Begin Record extracts

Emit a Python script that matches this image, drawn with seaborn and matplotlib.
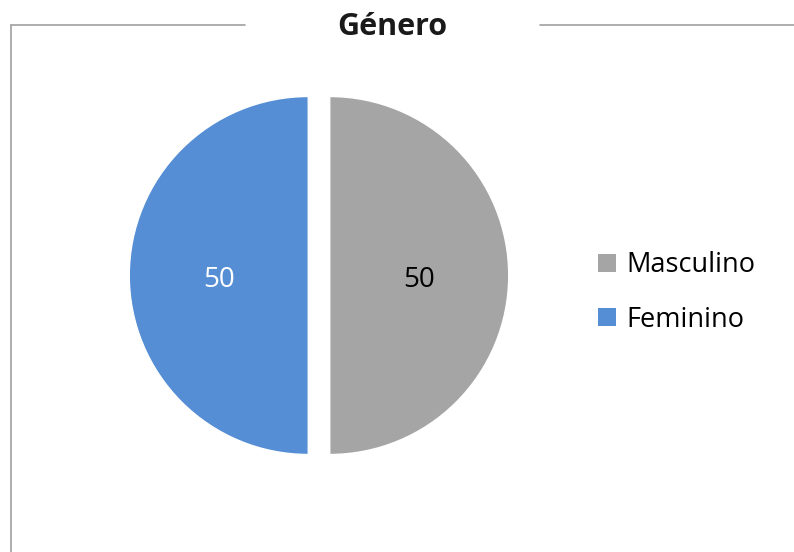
import matplotlib
matplotlib.use("Agg")
import numpy as np
import matplotlib.pyplot as plt
import seaborn as sns
from matplotlib.lines import Line2D
from matplotlib.patches import Patch

# data
categorias = ['Masculino', 'Feminino']
valores = [50, 50]
cores = ['#A5A5A5', '#558ED5']
cor_rotulos = ['black', 'white']

sns.set_theme(style='white')
plt.rcParams['font.family'] = ['Open Sans', 'DejaVu Sans']

W, H = 794, 552
fig = plt.figure(figsize=(W / 100, H / 100), dpi=100)

# pie placement (pixel centre and radius from the reference)
cx, cy, r = 319, 275.5, 179
L = 1.2
side = 2 * L * r
ax = fig.add_axes([(cx - side / 2) / W, (H - cy - side / 2) / H, side / W, side / H])

wedges, textos = ax.pie(valores, colors=cores, startangle=90, counterclock=False,
                        explode=[0.06, 0.06], labels=None, labeldistance=None)
for w, v, c in zip(wedges, valores, cor_rotulos):
    ang = np.deg2rad((w.theta1 + w.theta2) / 2)
    x0, y0 = w.center
    ax.text(x0 + 0.5 * np.cos(ang), y0 + 0.5 * np.sin(ang) - 0.027, str(v),
            ha='center', va='center', fontsize=20, color=c)
ax.set_xlim(-L, L)
ax.set_ylim(-L, L)
ax.set_aspect('equal')
ax.axis('off')

# title
fig.text(392 / W, 1 - 27 / H, 'Género', ha='center', va='center',
         fontsize=22, fontweight='bold', color='#1a1a1a')

# chart frame (partly visible, broken by the title)
ty = 1 - 25 / H
lx = 11 / W
cor_borda = '#A0A0A0'
fig.add_artist(Line2D([lx, 245 / W], [ty, ty], color=cor_borda, lw=1.2))
fig.add_artist(Line2D([540 / W, 1], [ty, ty], color=cor_borda, lw=1.2))
fig.add_artist(Line2D([lx, lx], [ty, 0], color=cor_borda, lw=1.2))

# legend
handles = [Patch(facecolor=c, edgecolor='none') for c in cores]
leg = fig.legend(handles, categorias, loc='center left', bbox_to_anchor=(598 / W, 1 - 292.5 / H),
                 frameon=False, fontsize=19.5, handlelength=0.67, handleheight=0.67,
                 handletextpad=0.37, labelspacing=0.97, borderpad=0, borderaxespad=0)
for t in leg.get_texts():
    t.set_color('black')

fig.savefig('out.png', dpi=100, facecolor='white')
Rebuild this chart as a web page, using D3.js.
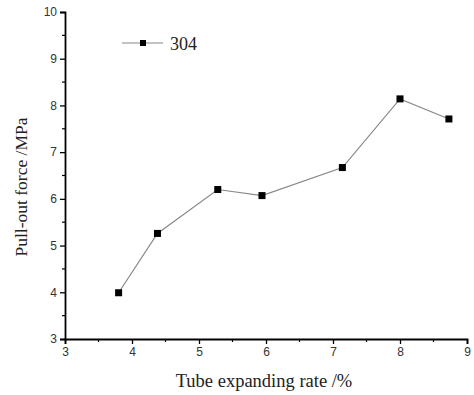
<!DOCTYPE html>
<html>
<head>
<meta charset="utf-8">
<script src="https://cdn.jsdelivr.net/npm/d3@7"></script>
<style>
  body { margin: 0; background: #fff; }
  svg { display: block; }
</style>
</head>
<body>
<div id="chart"></div>
<script>
// data
var seriesName = "304";
var expandRate = [3.80, 4.38, 5.28, 5.94, 7.14, 8.00, 8.73];
var pullOut = [3.99, 5.26, 6.20, 6.07, 6.67, 8.14, 7.71];
var xTicks = [3, 4, 5, 6, 7, 8, 9];
var yTicks = [3, 4, 5, 6, 7, 8, 9, 10];

var width = 474, height = 395;
var margin = { left: 65, right: 7, top: 12, bottom: 56 };

var svg = d3.select("#chart").append("svg")
    .attr("width", width)
    .attr("height", height);

var x = d3.scaleLinear().domain([3, 9]).range([margin.left, width - margin.right]);
var y = d3.scaleLinear().domain([3, 10]).range([height - margin.bottom, margin.top]);

var minorX = d3.range(3.5, 9, 1);
var minorY = d3.range(3.5, 10, 1);

// x axis
var gx = svg.append("g").attr("transform", "translate(0," + y(3) + ")");
gx.call(d3.axisBottom(x).tickValues(xTicks).tickFormat(d3.format("d")).tickSizeOuter(0).tickSize(5).tickPadding(3));
gx.selectAll(".minor").data(minorX).join("line")
    .attr("class", "minor")
    .attr("x1", d => x(d)).attr("x2", d => x(d))
    .attr("y1", 0).attr("y2", 3)
    .attr("stroke", "#000").attr("stroke-width", 1.2);

// y axis
var gy = svg.append("g").attr("transform", "translate(" + x(3) + ",0)");
gy.call(d3.axisLeft(y).tickValues(yTicks).tickFormat(d3.format("d")).tickSizeOuter(0).tickSize(5).tickPadding(3));
gy.selectAll(".minor").data(minorY).join("line")
    .attr("class", "minor")
    .attr("x1", 0).attr("x2", -3)
    .attr("y1", d => y(d)).attr("y2", d => y(d))
    .attr("stroke", "#000").attr("stroke-width", 1.2);

[gx, gy].forEach(function (g) {
    g.select(".domain").attr("stroke", "#000").attr("stroke-width", 1.8);
    g.selectAll(".tick line").attr("stroke", "#000").attr("stroke-width", 1.3);
    g.selectAll(".tick text")
        .attr("font-family", "'Liberation Sans', Arial, sans-serif")
        .attr("font-size", 12)
        .attr("fill", "#333");
});

// axis titles
svg.append("text")
    .attr("x", 264)
    .attr("y", 387)
    .attr("text-anchor", "middle")
    .attr("font-family", "'Liberation Serif', 'Times New Roman', serif")
    .attr("font-size", 18.5)
    .attr("fill", "#222")
    .text("Tube expanding rate /%");

svg.append("text")
    .attr("transform", "translate(27,187) rotate(-90)")
    .attr("text-anchor", "middle")
    .attr("font-family", "'Liberation Serif', 'Times New Roman', serif")
    .attr("font-size", 17.5)
    .attr("fill", "#222")
    .text("Pull-out force /MPa");

// series
var pts = expandRate.map((d, i) => [d, pullOut[i]]);
var line = d3.line().x(d => x(d[0])).y(d => y(d[1]));

svg.append("path")
    .datum(pts)
    .attr("d", line)
    .attr("fill", "none")
    .attr("stroke", "#888")
    .attr("stroke-width", 1.2);

var ms = 7;
svg.selectAll(".pt").data(pts).join("rect")
    .attr("class", "pt")
    .attr("x", d => x(d[0]) - ms / 2)
    .attr("y", d => y(d[1]) - ms / 2)
    .attr("width", ms).attr("height", ms)
    .attr("fill", "#000");

// legend
var lg = svg.append("g").attr("transform", "translate(122,43)");
lg.append("line").attr("x1", 0).attr("x2", 41).attr("y1", 0).attr("y2", 0)
    .attr("stroke", "#888").attr("stroke-width", 1.2);
lg.append("rect").attr("x", 21 - 3).attr("y", -3)
    .attr("width", 6).attr("height", 6).attr("fill", "#000");
lg.append("text").attr("x", 48).attr("y", 7)
    .attr("font-family", "'Liberation Serif', 'Times New Roman', serif")
    .attr("font-size", 18)
    .attr("fill", "#222")
    .text(seriesName);
</script>
</body>
</html>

End Record extracts

> **Task**
Extract the full listing exactly, with the pictures left out.

> **Reply to the exercise**
Emit a Python script that matches this image, drawn with seaborn and matplotlib.
import matplotlib
matplotlib.use("Agg")
import numpy as np
import matplotlib.pyplot as plt
import seaborn as sns
from matplotlib.lines import Line2D
from matplotlib.patches import Patch

# data
categorias = ['Masculino', 'Feminino']
valores = [50, 50]
cores = ['#A5A5A5', '#558ED5']
cor_rotulos = ['black', 'white']

sns.set_theme(style='white')
plt.rcParams['font.family'] = ['Open Sans', 'DejaVu Sans']

W, H = 794, 552
fig = plt.figure(figsize=(W / 100, H / 100), dpi=100)

# pie placement (pixel centre and radius from the reference)
cx, cy, r = 319, 275.5, 179
L = 1.2
side = 2 * L * r
ax = fig.add_axes([(cx - side / 2) / W, (H - cy - side / 2) / H, side / W, side / H])

wedges, textos = ax.pie(valores, colors=cores, startangle=90, counterclock=False,
                        explode=[0.06, 0.06], labels=None, labeldistance=None)
for w, v, c in zip(wedges, valores, cor_rotulos):
    ang = np.deg2rad((w.theta1 + w.theta2) / 2)
    x0, y0 = w.center
    ax.text(x0 + 0.5 * np.cos(ang), y0 + 0.5 * np.sin(ang) - 0.027, str(v),
            ha='center', va='center', fontsize=20, color=c)
ax.set_xlim(-L, L)
ax.set_ylim(-L, L)
ax.set_aspect('equal')
ax.axis('off')

# title
fig.text(392 / W, 1 - 27 / H, 'Género', ha='center', va='center',
         fontsize=22, fontweight='bold', color='#1a1a1a')

# chart frame (partly visible, broken by the title)
ty = 1 - 25 / H
lx = 11 / W
cor_borda = '#A0A0A0'
fig.add_artist(Line2D([lx, 245 / W], [ty, ty], color=cor_borda, lw=1.2))
fig.add_artist(Line2D([540 / W, 1], [ty, ty], color=cor_borda, lw=1.2))
fig.add_artist(Line2D([lx, lx], [ty, 0], color=cor_borda, lw=1.2))

# legend
handles = [Patch(facecolor=c, edgecolor='none') for c in cores]
leg = fig.legend(handles, categorias, loc='center left', bbox_to_anchor=(598 / W, 1 - 292.5 / H),
                 frameon=False, fontsize=19.5, handlelength=0.67, handleheight=0.67,
                 handletextpad=0.37, labelspacing=0.97, borderpad=0, borderaxespad=0)
for t in leg.get_texts():
    t.set_color('black')

fig.savefig('out.png', dpi=100, facecolor='white')
Rebuild this chart as a web page, using D3.js.
<!DOCTYPE html>
<html>
<head>
<meta charset="utf-8">
<script src="https://cdn.jsdelivr.net/npm/d3@7"></script>
<style>
  body { margin: 0; background: #fff; }
  svg { display: block; }
</style>
</head>
<body>
<div id="chart"></div>
<script>
// data
var seriesName = "304";
var expandRate = [3.80, 4.38, 5.28, 5.94, 7.14, 8.00, 8.73];
var pullOut = [3.99, 5.26, 6.20, 6.07, 6.67, 8.14, 7.71];
var xTicks = [3, 4, 5, 6, 7, 8, 9];
var yTicks = [3, 4, 5, 6, 7, 8, 9, 10];

var width = 474, height = 395;
var margin = { left: 65, right: 7, top: 12, bottom: 56 };

var svg = d3.select("#chart").append("svg")
    .attr("width", width)
    .attr("height", height);

var x = d3.scaleLinear().domain([3, 9]).range([margin.left, width - margin.right]);
var y = d3.scaleLinear().domain([3, 10]).range([height - margin.bottom, margin.top]);

var minorX = d3.range(3.5, 9, 1);
var minorY = d3.range(3.5, 10, 1);

// x axis
var gx = svg.append("g").attr("transform", "translate(0," + y(3) + ")");
gx.call(d3.axisBottom(x).tickValues(xTicks).tickFormat(d3.format("d")).tickSizeOuter(0).tickSize(5).tickPadding(3));
gx.selectAll(".minor").data(minorX).join("line")
    .attr("class", "minor")
    .attr("x1", d => x(d)).attr("x2", d => x(d))
    .attr("y1", 0).attr("y2", 3)
    .attr("stroke", "#000").attr("stroke-width", 1.2);

// y axis
var gy = svg.append("g").attr("transform", "translate(" + x(3) + ",0)");
gy.call(d3.axisLeft(y).tickValues(yTicks).tickFormat(d3.format("d")).tickSizeOuter(0).tickSize(5).tickPadding(3));
gy.selectAll(".minor").data(minorY).join("line")
    .attr("class", "minor")
    .attr("x1", 0).attr("x2", -3)
    .attr("y1", d => y(d)).attr("y2", d => y(d))
    .attr("stroke", "#000").attr("stroke-width", 1.2);

[gx, gy].forEach(function (g) {
    g.select(".domain").attr("stroke", "#000").attr("stroke-width", 1.8);
    g.selectAll(".tick line").attr("stroke", "#000").attr("stroke-width", 1.3);
    g.selectAll(".tick text")
        .attr("font-family", "'Liberation Sans', Arial, sans-serif")
        .attr("font-size", 12)
        .attr("fill", "#333");
});

// axis titles
svg.append("text")
    .attr("x", 264)
    .attr("y", 387)
    .attr("text-anchor", "middle")
    .attr("font-family", "'Liberation Serif', 'Times New Roman', serif")
    .attr("font-size", 18.5)
    .attr("fill", "#222")
    .text("Tube expanding rate /%");

svg.append("text")
    .attr("transform", "translate(27,187) rotate(-90)")
    .attr("text-anchor", "middle")
    .attr("font-family", "'Liberation Serif', 'Times New Roman', serif")
    .attr("font-size", 17.5)
    .attr("fill", "#222")
    .text("Pull-out force /MPa");

// series
var pts = expandRate.map((d, i) => [d, pullOut[i]]);
var line = d3.line().x(d => x(d[0])).y(d => y(d[1]));

svg.append("path")
    .datum(pts)
    .attr("d", line)
    .attr("fill", "none")
    .attr("stroke", "#888")
    .attr("stroke-width", 1.2);

var ms = 7;
svg.selectAll(".pt").data(pts).join("rect")
    .attr("class", "pt")
    .attr("x", d => x(d[0]) - ms / 2)
    .attr("y", d => y(d[1]) - ms / 2)
    .attr("width", ms).attr("height", ms)
    .attr("fill", "#000");

// legend
var lg = svg.append("g").attr("transform", "translate(122,43)");
lg.append("line").attr("x1", 0).attr("x2", 41).attr("y1", 0).attr("y2", 0)
    .attr("stroke", "#888").attr("stroke-width", 1.2);
lg.append("rect").attr("x", 21 - 3).attr("y", -3)
    .attr("width", 6).attr("height", 6).attr("fill", "#000");
lg.append("text").attr("x", 48).attr("y", 7)
    .attr("font-family", "'Liberation Serif', 'Times New Roman', serif")
    .attr("font-size", 18)
    .attr("fill", "#222")
    .text(seriesName);
</script>
</body>
</html>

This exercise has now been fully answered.